Muere Pau Donés, líder de Jarabe de Palo

Las imágenes, tan oportunamente grabadas, no dejan lugar a dudas. Es un hombre blanco, de pelo rubio e inequívoco aspecto perroflauta, el primero en saltar una y otra vez hecho un energúmeno sobre la estatua del prócer Edward Colston (1636-1721) , recién derribada al suelo. El golpe seco contrasta con el griterío de la concurrencia, feliz de haber practicado la barbarie iconoclasta y anónima –por tanto, cobarde– contra una pieza catalogada del patrimonio cultural británico . La estatua, fabricada en bronce por John Cassidy en 1893 y pagada por los ciudadanos de Bristol mediante colecta popular, reconocía la pasión filantrópica de su antiguo vecino, que además de proveer un futuro a huérfanos locales, tuvo empresas textiles, fábrica de ron y ejerció como prestamista. No fue él, sino su hermano Thomas, el fabricante de cuentas de collar de las que se utilizaban para adquirir esclavos de los intermediarios africanos de la trata negrera. Consta que Colston tuvo negocios con Portugal, España, la isla de San Cristóbal en el Caribe, repúblicas italianas y la propia costa africana, así que su rastro será abundante. ¿Van a buscarlo por el ancho mundo para continuar la orgía iconoclasta?

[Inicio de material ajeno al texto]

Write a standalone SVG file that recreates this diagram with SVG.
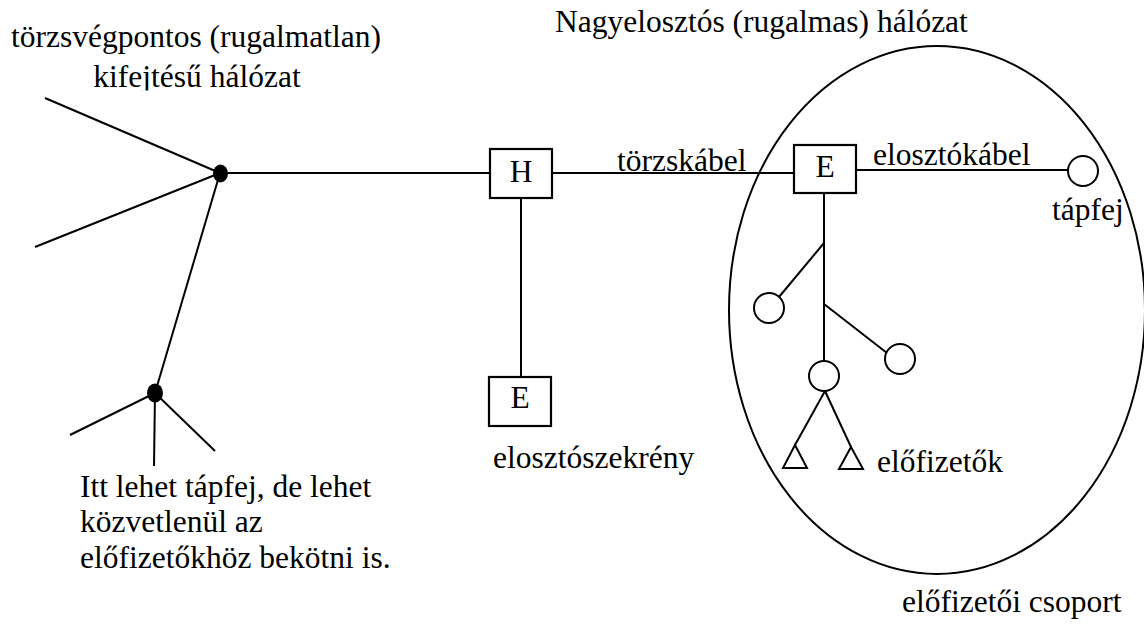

Sin duda, la figura evoca el comercio triangular practicado entre el Caribe inglés, la metrópoli insular y las costas africanas, de las que partió hacia el Atlántico quizás el 40% de los esclavos arrancados de sus casas, ya que el otro 60%, del que se habla tan poco, se repartió entre el interior africano y las rutas que iban hacia el próximo Oriente, Arabia y el resto de Asia. Como Colston lleva tres siglos muerto y enterrado , por cierto, muy cerca de donde estaba su estatua, resulta dudoso que se haya «revuelto en su tumba».

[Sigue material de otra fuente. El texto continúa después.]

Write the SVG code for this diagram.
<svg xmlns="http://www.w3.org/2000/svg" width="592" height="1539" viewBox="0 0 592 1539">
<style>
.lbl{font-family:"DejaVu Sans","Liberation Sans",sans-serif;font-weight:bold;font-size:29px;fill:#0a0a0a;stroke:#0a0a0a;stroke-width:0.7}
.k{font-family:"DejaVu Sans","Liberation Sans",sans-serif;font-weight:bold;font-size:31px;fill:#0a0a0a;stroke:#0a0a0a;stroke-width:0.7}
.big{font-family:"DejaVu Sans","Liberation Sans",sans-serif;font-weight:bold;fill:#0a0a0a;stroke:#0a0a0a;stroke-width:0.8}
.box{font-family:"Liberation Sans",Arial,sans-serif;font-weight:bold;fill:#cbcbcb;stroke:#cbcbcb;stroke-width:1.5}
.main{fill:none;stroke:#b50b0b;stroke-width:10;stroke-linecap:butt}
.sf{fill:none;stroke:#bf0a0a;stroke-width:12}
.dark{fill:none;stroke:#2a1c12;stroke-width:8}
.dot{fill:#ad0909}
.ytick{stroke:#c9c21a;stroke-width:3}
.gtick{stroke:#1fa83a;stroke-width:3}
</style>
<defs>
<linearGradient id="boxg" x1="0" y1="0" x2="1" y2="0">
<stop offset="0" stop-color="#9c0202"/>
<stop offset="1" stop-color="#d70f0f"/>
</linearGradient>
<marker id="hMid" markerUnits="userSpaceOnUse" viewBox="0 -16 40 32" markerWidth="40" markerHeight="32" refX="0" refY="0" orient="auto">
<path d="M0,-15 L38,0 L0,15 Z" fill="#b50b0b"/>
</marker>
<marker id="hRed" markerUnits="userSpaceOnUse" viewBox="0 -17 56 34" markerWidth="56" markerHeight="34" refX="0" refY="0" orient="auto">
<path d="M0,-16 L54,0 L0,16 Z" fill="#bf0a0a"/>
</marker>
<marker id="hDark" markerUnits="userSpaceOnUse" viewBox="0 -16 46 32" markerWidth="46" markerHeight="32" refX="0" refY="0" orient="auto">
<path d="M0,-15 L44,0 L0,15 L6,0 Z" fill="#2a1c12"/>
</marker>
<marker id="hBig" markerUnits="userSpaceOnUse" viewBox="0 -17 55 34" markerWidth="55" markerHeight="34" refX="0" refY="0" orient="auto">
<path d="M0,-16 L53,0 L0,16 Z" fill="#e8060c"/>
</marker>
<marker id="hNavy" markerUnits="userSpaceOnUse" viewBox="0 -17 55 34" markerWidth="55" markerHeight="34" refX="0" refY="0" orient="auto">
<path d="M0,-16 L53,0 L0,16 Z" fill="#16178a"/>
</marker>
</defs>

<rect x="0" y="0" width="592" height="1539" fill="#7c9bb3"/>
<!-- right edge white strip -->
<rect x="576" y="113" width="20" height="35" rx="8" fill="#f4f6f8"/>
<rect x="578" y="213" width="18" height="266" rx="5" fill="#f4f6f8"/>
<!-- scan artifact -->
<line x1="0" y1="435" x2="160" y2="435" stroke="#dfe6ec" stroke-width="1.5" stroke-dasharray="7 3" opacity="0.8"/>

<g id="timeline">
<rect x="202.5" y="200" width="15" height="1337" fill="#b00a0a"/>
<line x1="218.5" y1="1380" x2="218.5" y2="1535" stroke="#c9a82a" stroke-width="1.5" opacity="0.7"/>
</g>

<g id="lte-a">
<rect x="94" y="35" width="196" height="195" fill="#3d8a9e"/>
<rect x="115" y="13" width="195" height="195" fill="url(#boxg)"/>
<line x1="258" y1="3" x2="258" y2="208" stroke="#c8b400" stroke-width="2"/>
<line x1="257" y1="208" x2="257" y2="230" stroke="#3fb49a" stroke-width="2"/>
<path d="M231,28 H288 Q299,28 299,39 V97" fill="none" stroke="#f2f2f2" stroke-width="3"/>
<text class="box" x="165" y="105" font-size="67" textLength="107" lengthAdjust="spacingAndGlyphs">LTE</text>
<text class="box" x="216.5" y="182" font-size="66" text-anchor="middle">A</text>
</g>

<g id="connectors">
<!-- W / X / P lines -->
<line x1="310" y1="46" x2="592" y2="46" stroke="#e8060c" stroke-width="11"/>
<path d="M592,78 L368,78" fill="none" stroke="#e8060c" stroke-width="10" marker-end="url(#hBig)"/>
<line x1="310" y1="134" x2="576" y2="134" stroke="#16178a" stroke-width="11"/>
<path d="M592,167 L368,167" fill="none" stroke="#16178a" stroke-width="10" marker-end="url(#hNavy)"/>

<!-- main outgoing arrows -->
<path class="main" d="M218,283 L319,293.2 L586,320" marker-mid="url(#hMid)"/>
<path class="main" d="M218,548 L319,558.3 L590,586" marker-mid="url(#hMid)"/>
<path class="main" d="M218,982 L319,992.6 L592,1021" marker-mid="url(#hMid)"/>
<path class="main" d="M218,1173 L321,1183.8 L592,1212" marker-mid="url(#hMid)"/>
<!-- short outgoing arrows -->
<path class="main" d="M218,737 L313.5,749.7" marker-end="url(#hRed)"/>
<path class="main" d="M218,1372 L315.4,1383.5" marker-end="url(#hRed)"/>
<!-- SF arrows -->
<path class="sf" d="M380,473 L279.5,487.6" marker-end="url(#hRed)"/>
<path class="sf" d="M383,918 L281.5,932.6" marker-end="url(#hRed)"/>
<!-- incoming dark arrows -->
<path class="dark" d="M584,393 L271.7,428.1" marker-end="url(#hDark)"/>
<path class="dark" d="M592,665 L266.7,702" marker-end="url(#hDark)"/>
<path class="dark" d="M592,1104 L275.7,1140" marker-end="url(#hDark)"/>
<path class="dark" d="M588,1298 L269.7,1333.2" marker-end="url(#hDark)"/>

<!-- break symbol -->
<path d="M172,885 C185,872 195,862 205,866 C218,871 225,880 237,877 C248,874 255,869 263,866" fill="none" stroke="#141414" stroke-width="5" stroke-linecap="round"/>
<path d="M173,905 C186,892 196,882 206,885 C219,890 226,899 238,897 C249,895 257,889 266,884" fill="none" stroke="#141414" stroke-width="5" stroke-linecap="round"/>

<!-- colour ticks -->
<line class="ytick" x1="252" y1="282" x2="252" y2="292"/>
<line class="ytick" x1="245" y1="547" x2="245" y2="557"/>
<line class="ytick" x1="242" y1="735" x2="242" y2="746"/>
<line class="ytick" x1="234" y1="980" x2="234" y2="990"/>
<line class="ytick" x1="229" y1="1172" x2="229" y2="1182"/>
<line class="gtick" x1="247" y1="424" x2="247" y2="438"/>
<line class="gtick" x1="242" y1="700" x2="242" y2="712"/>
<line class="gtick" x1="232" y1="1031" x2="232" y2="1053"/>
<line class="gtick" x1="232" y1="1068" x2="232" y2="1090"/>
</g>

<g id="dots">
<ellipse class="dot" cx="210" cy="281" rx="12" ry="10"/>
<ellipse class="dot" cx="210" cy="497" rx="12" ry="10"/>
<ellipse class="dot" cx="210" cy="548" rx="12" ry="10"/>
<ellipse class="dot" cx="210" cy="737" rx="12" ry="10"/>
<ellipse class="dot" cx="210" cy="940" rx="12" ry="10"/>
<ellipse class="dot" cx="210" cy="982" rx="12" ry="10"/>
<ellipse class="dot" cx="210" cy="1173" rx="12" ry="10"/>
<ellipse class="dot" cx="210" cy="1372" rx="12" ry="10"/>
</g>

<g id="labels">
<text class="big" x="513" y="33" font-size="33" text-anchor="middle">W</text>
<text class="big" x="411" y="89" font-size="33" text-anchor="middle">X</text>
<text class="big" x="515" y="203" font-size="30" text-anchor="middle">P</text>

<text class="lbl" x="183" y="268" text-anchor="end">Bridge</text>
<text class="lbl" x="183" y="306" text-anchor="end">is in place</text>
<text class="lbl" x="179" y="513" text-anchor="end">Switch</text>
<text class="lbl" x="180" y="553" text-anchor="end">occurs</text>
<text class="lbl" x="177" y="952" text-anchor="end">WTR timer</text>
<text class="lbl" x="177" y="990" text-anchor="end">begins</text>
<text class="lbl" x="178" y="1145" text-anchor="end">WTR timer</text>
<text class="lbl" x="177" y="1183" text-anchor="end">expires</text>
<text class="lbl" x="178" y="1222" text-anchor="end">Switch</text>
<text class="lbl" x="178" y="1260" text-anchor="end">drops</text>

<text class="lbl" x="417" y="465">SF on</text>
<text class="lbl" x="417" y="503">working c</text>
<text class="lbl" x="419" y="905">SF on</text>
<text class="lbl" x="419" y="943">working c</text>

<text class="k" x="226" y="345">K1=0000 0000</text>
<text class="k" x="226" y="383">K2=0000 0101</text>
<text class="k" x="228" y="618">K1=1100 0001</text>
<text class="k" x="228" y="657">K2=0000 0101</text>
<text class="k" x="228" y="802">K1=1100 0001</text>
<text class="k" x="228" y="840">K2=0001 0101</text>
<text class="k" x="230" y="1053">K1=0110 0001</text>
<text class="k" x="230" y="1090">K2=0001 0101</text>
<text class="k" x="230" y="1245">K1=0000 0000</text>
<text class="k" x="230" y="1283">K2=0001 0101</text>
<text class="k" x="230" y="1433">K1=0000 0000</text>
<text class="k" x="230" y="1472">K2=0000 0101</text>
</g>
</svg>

Superviviente del agitado y doblemente revolucionario siglo XVII, tuvo abundante ocasión de conocer la furia destructiva de la multitud contra cuadros, palacios, estatuas y también iglesias, destruidas o enajenadas en la época del puritano Oliver Cromwell , que gobernó Inglaterra a sangre y fuego, guerra civil por medio, a mediados de siglo. La barbarie reapareció en 1793, cuando los revolucionarios saquearon y destruyeron las tumbas de los reyes franceses en Saint-Denis.
El desprecio a la tradición y la fundación de un nuevo tiempo político se había manifestado con el establecimiento de una república y la abolición de la nobleza, pero ese acto de furia contra los cuerpos de antiguos monarcas, cuyas sepulturas fueron demolidas con metódica crueldad, equivalía a un canibalismo ritual.

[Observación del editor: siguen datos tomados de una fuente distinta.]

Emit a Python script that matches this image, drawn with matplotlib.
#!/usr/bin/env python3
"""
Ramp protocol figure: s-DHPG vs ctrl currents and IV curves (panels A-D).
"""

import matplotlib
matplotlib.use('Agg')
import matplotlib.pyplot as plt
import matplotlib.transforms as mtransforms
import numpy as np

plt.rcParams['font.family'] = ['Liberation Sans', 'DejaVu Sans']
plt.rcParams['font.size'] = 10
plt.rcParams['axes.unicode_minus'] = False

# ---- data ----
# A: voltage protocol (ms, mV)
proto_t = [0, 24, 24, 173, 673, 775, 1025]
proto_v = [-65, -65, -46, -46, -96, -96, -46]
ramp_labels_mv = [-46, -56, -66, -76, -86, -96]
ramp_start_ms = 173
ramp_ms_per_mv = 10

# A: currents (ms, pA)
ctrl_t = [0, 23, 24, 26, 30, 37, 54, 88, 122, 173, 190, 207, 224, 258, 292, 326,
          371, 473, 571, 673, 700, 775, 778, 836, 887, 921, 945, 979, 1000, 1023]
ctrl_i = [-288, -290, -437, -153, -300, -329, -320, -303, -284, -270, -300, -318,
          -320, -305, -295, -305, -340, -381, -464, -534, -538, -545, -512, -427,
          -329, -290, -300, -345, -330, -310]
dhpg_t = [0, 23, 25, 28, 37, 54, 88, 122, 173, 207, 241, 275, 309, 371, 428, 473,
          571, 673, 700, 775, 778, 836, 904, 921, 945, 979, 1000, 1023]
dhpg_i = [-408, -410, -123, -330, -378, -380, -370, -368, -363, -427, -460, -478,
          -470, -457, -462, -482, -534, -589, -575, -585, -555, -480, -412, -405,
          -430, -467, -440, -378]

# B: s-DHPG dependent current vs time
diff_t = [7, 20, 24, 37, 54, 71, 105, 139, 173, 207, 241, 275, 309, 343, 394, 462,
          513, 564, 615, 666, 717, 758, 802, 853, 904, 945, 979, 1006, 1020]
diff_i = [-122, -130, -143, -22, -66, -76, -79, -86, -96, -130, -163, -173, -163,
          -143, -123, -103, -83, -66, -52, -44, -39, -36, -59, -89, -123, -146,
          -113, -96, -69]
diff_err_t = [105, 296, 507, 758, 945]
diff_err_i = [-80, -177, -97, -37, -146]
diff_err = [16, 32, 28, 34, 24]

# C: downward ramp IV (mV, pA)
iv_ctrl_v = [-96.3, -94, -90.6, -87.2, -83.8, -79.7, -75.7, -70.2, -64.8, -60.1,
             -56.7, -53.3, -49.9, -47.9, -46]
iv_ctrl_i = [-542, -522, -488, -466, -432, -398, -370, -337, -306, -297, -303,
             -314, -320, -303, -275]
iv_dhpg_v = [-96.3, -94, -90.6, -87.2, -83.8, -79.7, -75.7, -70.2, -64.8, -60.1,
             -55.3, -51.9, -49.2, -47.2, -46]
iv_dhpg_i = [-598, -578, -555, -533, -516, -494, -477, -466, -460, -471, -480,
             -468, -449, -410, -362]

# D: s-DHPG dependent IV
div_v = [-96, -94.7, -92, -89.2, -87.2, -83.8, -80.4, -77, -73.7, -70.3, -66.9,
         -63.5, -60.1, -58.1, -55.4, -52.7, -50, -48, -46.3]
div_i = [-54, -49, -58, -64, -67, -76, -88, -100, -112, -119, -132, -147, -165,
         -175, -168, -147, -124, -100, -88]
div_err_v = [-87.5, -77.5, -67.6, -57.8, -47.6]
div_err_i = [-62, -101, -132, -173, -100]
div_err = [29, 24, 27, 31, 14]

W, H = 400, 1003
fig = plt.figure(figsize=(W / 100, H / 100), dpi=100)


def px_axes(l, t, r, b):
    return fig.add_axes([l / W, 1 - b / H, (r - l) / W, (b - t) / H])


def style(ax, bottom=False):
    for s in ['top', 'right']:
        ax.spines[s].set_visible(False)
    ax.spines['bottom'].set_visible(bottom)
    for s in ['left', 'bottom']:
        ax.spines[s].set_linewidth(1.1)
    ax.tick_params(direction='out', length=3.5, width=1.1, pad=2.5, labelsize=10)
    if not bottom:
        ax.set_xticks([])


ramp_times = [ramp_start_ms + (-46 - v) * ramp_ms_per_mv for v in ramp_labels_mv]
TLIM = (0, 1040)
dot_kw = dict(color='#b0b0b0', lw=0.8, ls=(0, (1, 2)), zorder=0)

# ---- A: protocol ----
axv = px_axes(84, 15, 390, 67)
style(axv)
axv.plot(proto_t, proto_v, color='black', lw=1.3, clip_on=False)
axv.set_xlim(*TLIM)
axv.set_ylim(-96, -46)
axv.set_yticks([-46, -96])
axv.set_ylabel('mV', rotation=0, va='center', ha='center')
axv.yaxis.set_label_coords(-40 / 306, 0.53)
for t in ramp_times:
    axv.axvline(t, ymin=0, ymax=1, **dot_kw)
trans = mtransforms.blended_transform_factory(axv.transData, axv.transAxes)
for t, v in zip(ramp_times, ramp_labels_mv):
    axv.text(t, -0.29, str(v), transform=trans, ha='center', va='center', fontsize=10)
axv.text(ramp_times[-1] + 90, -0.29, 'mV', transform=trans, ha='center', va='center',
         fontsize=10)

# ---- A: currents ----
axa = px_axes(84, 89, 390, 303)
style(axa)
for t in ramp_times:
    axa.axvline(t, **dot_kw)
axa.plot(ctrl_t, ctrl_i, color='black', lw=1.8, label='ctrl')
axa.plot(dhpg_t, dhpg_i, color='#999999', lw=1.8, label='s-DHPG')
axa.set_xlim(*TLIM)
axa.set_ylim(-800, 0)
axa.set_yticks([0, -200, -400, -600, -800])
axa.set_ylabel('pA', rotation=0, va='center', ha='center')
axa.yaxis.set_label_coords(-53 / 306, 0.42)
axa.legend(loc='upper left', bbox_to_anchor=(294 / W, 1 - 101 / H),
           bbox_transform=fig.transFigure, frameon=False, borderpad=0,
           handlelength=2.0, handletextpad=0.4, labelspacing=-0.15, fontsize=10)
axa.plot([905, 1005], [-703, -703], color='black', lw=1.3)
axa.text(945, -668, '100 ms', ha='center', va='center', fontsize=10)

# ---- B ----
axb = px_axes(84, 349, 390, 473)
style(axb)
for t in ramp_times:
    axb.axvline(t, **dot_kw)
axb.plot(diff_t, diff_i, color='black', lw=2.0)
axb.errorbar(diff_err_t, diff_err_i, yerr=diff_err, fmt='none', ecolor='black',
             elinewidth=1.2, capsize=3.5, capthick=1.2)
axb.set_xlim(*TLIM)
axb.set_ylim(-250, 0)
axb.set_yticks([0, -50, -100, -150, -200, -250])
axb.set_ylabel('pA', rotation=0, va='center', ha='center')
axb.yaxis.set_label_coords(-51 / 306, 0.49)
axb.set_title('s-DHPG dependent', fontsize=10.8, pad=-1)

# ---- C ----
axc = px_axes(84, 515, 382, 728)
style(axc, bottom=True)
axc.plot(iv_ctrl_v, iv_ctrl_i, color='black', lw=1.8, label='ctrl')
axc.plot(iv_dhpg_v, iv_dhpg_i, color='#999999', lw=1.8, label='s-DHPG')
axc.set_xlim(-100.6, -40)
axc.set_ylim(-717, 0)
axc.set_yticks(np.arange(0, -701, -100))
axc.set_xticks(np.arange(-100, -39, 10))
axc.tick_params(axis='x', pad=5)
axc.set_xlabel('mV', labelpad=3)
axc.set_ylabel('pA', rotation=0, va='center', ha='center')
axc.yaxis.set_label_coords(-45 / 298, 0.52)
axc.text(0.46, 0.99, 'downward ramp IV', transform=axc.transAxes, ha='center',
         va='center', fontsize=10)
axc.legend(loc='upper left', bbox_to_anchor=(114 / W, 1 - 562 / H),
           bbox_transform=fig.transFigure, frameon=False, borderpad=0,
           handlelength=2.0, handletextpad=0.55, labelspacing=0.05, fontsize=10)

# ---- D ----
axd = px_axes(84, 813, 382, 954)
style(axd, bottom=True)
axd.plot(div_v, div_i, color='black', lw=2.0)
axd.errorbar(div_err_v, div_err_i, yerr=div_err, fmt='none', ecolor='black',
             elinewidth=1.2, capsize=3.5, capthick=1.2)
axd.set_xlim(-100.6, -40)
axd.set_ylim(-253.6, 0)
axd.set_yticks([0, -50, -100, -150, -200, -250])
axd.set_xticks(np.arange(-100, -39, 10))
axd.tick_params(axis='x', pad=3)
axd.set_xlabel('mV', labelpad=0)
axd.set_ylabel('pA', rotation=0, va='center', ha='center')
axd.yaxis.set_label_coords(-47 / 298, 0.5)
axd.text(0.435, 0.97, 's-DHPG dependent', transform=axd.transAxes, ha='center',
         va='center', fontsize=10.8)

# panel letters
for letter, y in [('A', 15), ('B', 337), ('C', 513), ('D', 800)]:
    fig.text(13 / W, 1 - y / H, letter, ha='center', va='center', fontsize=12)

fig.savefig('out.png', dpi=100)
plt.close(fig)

Si consideramos el siglo XX un tiempo de genocidio y holocausto , diferente tan solo por la escala industrial de los crímenes cometidos, el estudio de las políticas de la muerte resulta particularmente pertinente. A mediados de los años treinta, el arquitecto y urbanista del régimen nazi, Albert Speer , formuló la «teoría del valor de la ruina», según la cual estas poseían un poder evocador del esplendor del pasado, susceptible de ser utilizado en la propaganda de masas. La ira, real o impostada, no justifica nada. El vandalismo urbano no devolverá la vida a George Floyd y, por el contrario, como señaló su hermano Philonise, la violencia envilece su memoria.